I wondered if she did. As far as I could understand, she was collecting for some charity, Oxfam or Christian Aid; or at least conducting on its behalf a preliminary survey.
“We don’t reach as many people as we’d like to.”
“I’m not very religious,” I said.
She would have a Volvo parked further along the road; two children at a local school; she would live in a converted cottage on the road to Manchester, where her husband worked during the day in the personnel office of an insurance company. I could imagine her drying her hair with a white towel in front of the mirror when she got home, repeating, “Not as many as we’d like,” to someone in another room. She had a very faint accent I couldn’t identify.
Suddenly she said: “Isn’t this beautiful?”
Almost filling the little garden at the front of the house was a blackcurrant bush which Pam Stuyvesant had allowed to grow tall and woody because, she said, it obscured part of the lounge window and made net curtains unnecessary. Now the night was full of its pleasant musty odor.
“Isn’t it?” I agreed.
The flowers, which I knew would be pink in the daylight, looked like yellow wax. I pulled some of them towards me—drops of water showered down—and broke them off. I was glad to have something to talk to her about.
“This smell always reminds me of my childhood—”

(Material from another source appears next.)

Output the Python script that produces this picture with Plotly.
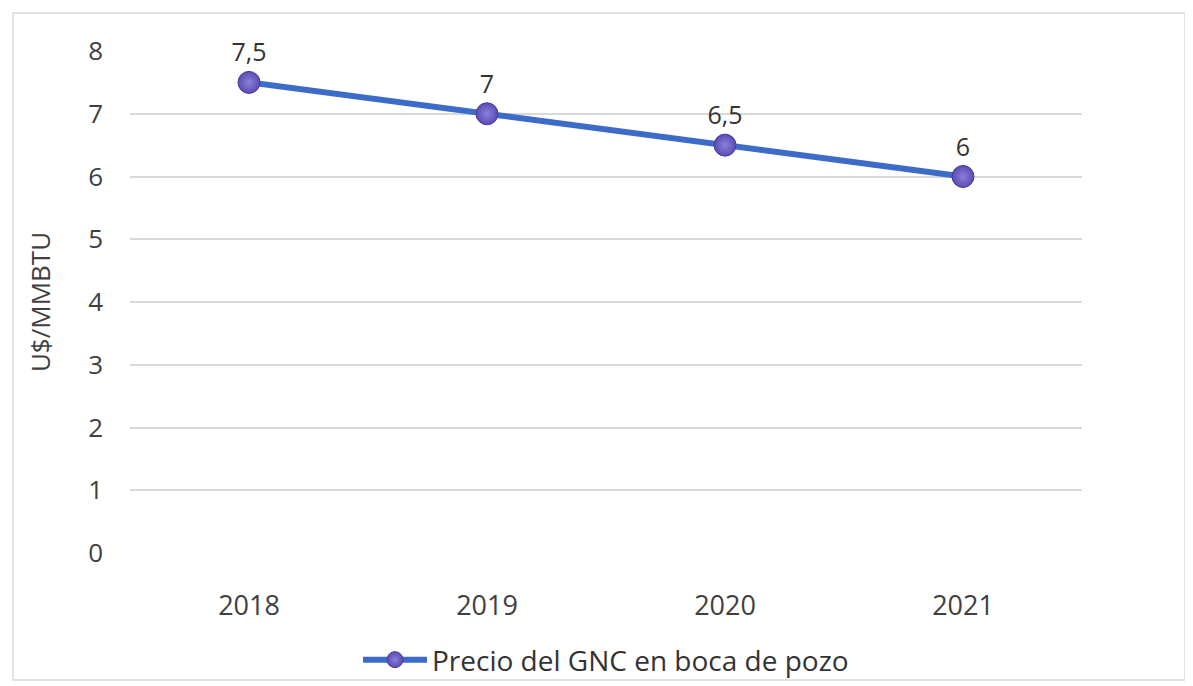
import plotly.graph_objects as go

years = ["2018", "2019", "2020", "2021"]
precio = [7.5, 7.0, 6.5, 6.0]
series_name = "Precio del GNC en boca de pozo"
y_title = "U$/MMBTU"
y_ticks = [0, 1, 2, 3, 4, 5, 6, 7, 8]

labels = [("%g" % v).replace(".", ",") for v in precio]

# page has an 8px body margin, so the figure is sized/offset accordingly
W, H = 1185, 678
L, R, T, B = 122, 111, 43, 133
pw, ph = W - L - R, H - T - B

fig = go.Figure()
fig.add_trace(go.Scatter(
    x=years, y=precio, name=series_name,
    mode="lines+markers+text",
    text=labels, textposition="top center", cliponaxis=False,
    textfont=dict(size=25, color="#333333", family="Open Sans"),
    line=dict(color="#3D6CC8", width=6),
    marker=dict(size=22, color="#5A4BB5", line=dict(color="#4A3C9C", width=1),
                gradient=dict(type="radial", color="#8C80D8")),
))

fig.update_layout(
    width=W, height=H,
    margin=dict(l=L, r=R, t=T, b=B, autoexpand=False),
    paper_bgcolor="white", plot_bgcolor="white",
    font=dict(family="Open Sans", size=26, color="#404040"),
    showlegend=True,
    legend=dict(orientation="h", x=0.5, xanchor="center", y=-0.213, yanchor="middle",
                bgcolor="rgba(0,0,0,0)", font=dict(size=28, color="#333333"),
                itemwidth=64),
    xaxis=dict(type="category", range=[-0.5, 3.5], showgrid=False, showline=False,
               ticks="", tickfont=dict(size=27), ticklabelstandoff=34),
    yaxis=dict(range=[0, 8], tickvals=y_ticks, showgrid=True, gridcolor="#D9D9D9",
               gridwidth=1.5, zeroline=False, showline=False, ticks="",
               tickfont=dict(size=26), ticklabelstandoff=26,
               title=dict(text=y_title, font=dict(size=26), standoff=30)),
    shapes=[dict(type="rect", xref="paper", yref="paper",
                 x0=(5 - L) / pw, x1=(1177 - L) / pw,
                 y0=(H - B - 672) / ph, y1=(H - B - 5) / ph,
                 line=dict(color="#D9D9D9", width=1.5), fillcolor="rgba(0,0,0,0)",
                 layer="below")],
)

fig.write_html("out.html")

But when I turned back to offer her the flowers I found that she had walked off without a word. Her pale figure moved rapidly up the street into the rain, s
houlders hunched as if she had lost interest.

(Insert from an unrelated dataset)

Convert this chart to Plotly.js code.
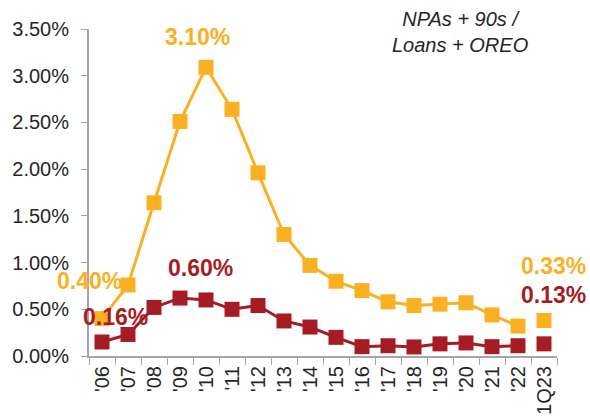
<!DOCTYPE html>
<html>
<head>
<meta charset="utf-8">
<script src="https://cdn.plot.ly/plotly-3.0.1.min.js"></script>
<style>
  html, body { margin: 0; padding: 0; background: #fff; }
  #graph { width: 590px; height: 418px; }
</style>
</head>
<body>
<div id="graph"></div>
<script>
// yearly categories, then the latest quarter (drawn on its own, not joined)
var years = ["'06", "'07", "'08", "'09", "'10", "'11", "'12", "'13", "'14", "'15", "'16", "'17", "'18", "'19", "'20", "'21", "'22"];
var quarter = ["1Q23"];

// NPAs + 90s / Loans + OREO, in percent
var bankValues = [0.40, 0.76, 1.64, 2.51, 3.09, 2.64, 1.96, 1.30, 0.97, 0.80, 0.70, 0.58, 0.54, 0.555, 0.57, 0.44, 0.32];
var bankQuarter = [0.38];
var peerValues = [0.15, 0.23, 0.52, 0.62, 0.60, 0.50, 0.54, 0.375, 0.31, 0.20, 0.10, 0.11, 0.097, 0.13, 0.14, 0.10, 0.11];
var peerQuarter = [0.13];

var labelText = ['3.10%', '0.40%', '0.16%', '0.60%', '0.33%', '0.13%'];

var yellow = '#F9B023';
var red = '#A61C24';
var font = 'Liberation Sans, Arial, sans-serif';

function lineTrace(x, y, color) {
    return {
        type: 'scatter',
        mode: 'lines+markers',
        x: x,
        y: y,
        line: {color: color, width: 3},
        marker: {symbol: 'square', size: 15, color: color},
        hoverinfo: 'skip'
    };
}

function pointTrace(x, y, color) {
    return {
        type: 'scatter',
        mode: 'markers',
        x: x,
        y: y,
        marker: {symbol: 'square', size: 15, color: color},
        hoverinfo: 'skip'
    };
}

var traces = [
    lineTrace(years, bankValues, yellow),
    pointTrace(quarter, bankQuarter, yellow),
    lineTrace(years, peerValues, red),
    pointTrace(quarter, peerQuarter, red)
];

function label(text, x, y, color, dx, dy) {
    return {
        text: '<b>' + text + '</b>',
        x: x, y: y, xref: 'x', yref: 'y',
        showarrow: false,
        xshift: dx, yshift: dy,
        font: {family: font, size: 23, color: color}
    };
}

var annotations = [
    label(labelText[0], years[4], bankValues[4], yellow, -9, 30),
    label(labelText[1], years[0], bankValues[0], yellow, -13, 38),
    label(labelText[2], years[0], peerValues[0], red, 13, 25),
    label(labelText[3], years[3], peerValues[3], red, 20, 30),
    label(labelText[4], quarter[0], bankQuarter[0], yellow, 9, 55),
    label(labelText[5], quarter[0], peerQuarter[0], red, 9, 49),
    {
        text: '<i>NPAs + 90s /<br>Loans + OREO</i>',
        xref: 'paper', yref: 'paper',
        x: (460 - 89) / 468, xanchor: 'center',
        y: 1.07, yanchor: 'top',
        showarrow: false,
        font: {family: font, size: 20, color: '#262626'}
    }
];

var layout = {
    width: 590,
    height: 418,
    margin: {l: 89, r: 33, t: 29, b: 62},
    paper_bgcolor: '#fff',
    plot_bgcolor: '#fff',
    showlegend: false,
    font: {family: font, size: 20, color: '#262626'},
    xaxis: {
        type: 'category',
        categoryorder: 'array',
        categoryarray: years.concat(quarter),
        tickangle: -90,
        tickson: 'boundaries',
        ticks: 'outside',
        ticklen: 7,
        tickcolor: '#a6a6a6',
        showline: true,
        linecolor: '#a6a6a6',
        linewidth: 2,
        showgrid: false,
        zeroline: false,
        range: [-0.5, 17.5],
        tickfont: {family: font, size: 20, color: '#262626'}
    },
    yaxis: {
        range: [0, 3.5],
        dtick: 0.5,
        tickformat: '.2f',
        ticksuffix: '%',
        ticks: 'outside',
        ticklen: 6,
        tickcolor: '#a6a6a6',
        showline: true,
        linecolor: '#a6a6a6',
        linewidth: 2,
        showgrid: false,
        zeroline: false,
        ticklabelstandoff: 8,
        tickfont: {family: font, size: 20, color: '#262626'}
    },
    annotations: annotations
};

Plotly.newPlot(document.getElementById('graph'), traces, layout, {displayModeBar: false, staticPlot: true});
</script>
</body>
</html>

“I can’t think why, though,” I finished. “Still, you often can’t.”
Pam’s house was exactly as I remembered it, a little colder, a little dustier from disuse. Her neighbors had been feeding the cats, which ran up purring, tails high, as soon as I switched the lights on inside, and began to weave about in front of me, rubbing their heads against the furniture. I went straight through to the kitchen and put the kettle on. Staring out at the passage where in another life Pam had been compelled to witness the mating of the white couple, I shuddered; I closed the blind. I gave the cats a tin of meat and liver dinner.
Then I remembered how late in the year it was. “Christ!”

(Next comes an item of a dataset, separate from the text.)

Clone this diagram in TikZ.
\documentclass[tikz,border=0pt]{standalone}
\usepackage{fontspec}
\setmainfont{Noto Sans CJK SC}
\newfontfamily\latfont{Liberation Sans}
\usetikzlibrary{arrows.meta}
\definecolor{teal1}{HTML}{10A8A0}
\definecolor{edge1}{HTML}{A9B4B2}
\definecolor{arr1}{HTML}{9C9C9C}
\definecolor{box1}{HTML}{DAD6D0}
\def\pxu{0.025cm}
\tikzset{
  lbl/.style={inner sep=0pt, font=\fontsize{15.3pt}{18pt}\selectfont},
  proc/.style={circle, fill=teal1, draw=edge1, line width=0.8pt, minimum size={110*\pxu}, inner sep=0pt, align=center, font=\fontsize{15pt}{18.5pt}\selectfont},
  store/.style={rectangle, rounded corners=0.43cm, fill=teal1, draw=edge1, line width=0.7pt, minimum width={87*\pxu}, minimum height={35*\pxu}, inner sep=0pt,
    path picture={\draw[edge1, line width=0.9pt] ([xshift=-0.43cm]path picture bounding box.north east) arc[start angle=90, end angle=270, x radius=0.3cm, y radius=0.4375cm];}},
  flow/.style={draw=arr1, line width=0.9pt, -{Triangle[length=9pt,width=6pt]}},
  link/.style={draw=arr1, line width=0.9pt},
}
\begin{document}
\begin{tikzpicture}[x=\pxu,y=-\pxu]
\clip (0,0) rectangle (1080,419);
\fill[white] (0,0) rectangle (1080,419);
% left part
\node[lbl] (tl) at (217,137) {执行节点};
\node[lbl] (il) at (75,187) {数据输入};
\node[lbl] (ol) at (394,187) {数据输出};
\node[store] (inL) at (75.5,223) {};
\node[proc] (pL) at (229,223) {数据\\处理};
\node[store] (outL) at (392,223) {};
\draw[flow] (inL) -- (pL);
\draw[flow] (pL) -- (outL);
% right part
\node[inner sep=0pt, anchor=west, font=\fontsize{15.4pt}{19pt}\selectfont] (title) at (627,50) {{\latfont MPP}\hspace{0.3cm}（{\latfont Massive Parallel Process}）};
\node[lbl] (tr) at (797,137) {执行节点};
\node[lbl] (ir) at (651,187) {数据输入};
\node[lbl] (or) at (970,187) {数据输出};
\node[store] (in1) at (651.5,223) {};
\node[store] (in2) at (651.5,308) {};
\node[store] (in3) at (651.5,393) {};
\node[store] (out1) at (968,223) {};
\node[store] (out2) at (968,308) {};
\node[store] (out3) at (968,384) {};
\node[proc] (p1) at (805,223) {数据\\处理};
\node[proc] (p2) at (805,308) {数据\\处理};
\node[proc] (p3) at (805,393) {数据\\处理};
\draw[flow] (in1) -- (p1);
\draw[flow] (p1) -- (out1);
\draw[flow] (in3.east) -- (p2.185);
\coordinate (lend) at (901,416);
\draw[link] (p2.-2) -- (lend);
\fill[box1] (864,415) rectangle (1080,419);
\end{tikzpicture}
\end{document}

I rushed back out into the front garden, where the damp air was still haunted by the breath of flowers. I stood there in a kind of fury of understanding, staring first at the blackcurrant with its freight of delicate yellow candles, then along the empty street. I had been in the house for no more than a minute or two. I listened, and thought I could hear, a long way off, the tap of high heels.
“Hello?” I shouted. “Come back!”
The door slammed behind me and I was filled with panic. I couldn’t get my key into the lock. For a moment I thought I had the wrong one, but when I held it up to the stuporous orange light I saw that embossed on it was the logo “Mr. Minnit”. Soon after Pam became ill, Lucas had had two or three of these duplicates cut somewhere in Manchester, and they never seemed to fit as well as the original. Eventually it turned.